第五,目前香港共有182名法官及司法人員,當中24人為資深法官(包括終審法院首席法官、終審法院7名本地法官和15名海外法官,以及高等法院首席法官)。根據基本法,法官及司法人員由行政長官任命,而其任命則依據司法人員推薦委員會的建議。目前司法人員推薦委員會由9名人員組成,除了終審法院首席法官以及律政司司長外,其他4人均為法律界人士,包括兩名法官,以及律師公會和大律師公會代表,只有3人是由特首委任的非法律界人士。委員會會議的委員中,若有兩人反對,決議就不能生效。
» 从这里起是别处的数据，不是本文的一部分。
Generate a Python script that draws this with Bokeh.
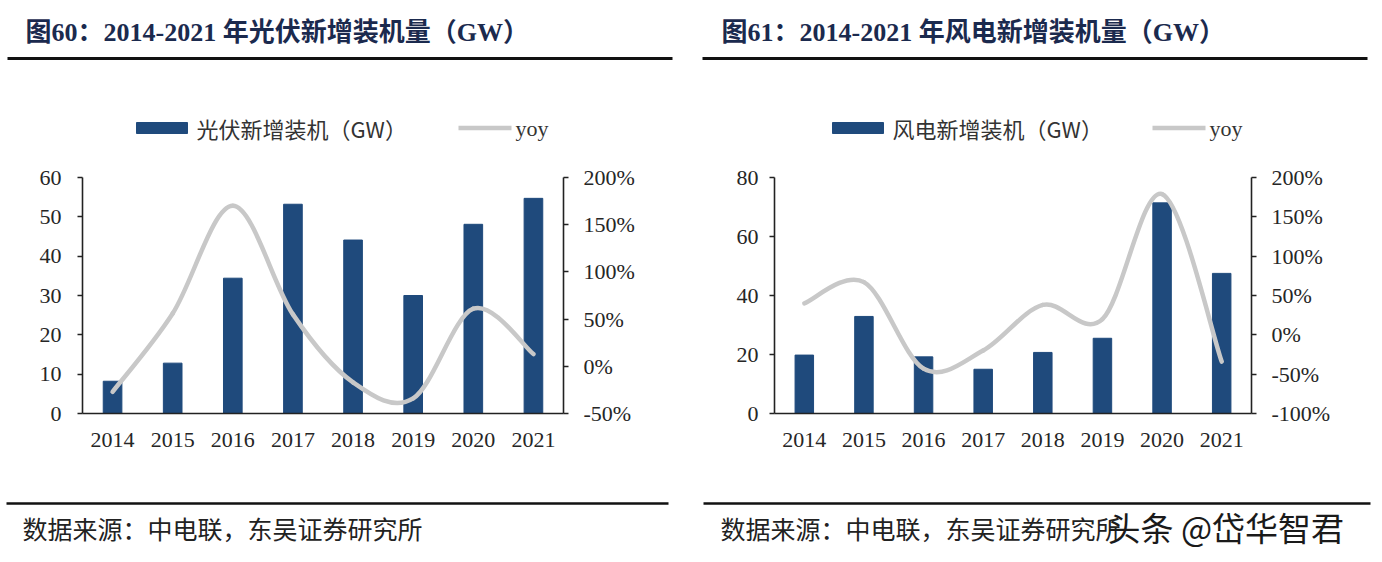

香港法官大部分稱職,但也有為數不少的法官判案嚴重失誤,甚至明顯偏袒暴力嫌犯,成為香港司法的恥辱印記,這說明司法人員推薦委員會存在弊端。烈顯倫點名香港大律師公會,批評該機構一再打著「高度自治」的旗號顛倒基本法。去年10月9日,前大律師公會副主席蔡維邦突然宣佈辭職,辭職原因與「大律師公會近年來被背後的圈子操控,破壞法律原則,屢屢把矛頭指向依法履職的員警、而無視極端激進分子的影響」有關。律師公會和大律師公會代表以及兩名法官,是否存在利益衝突令人質疑,但在委員會主導委任中的作用極其重要。鑒於此,司法人員推薦委員會需要改革,應該增加名額,讓沒有利益衝突的人士去主導委任,修補委任法官的漏洞。
香港司法制度從回歸到今天,從來沒什麼改革。英美等海外國家都與時並進做了很多司法改革,但香港司法當局卻令人失望,完全沒有一個改革的心態。建議特首林鄭月娥應該在十月的《施政報告》中提出成立一個司法改革委員會,這是刻不容緩的。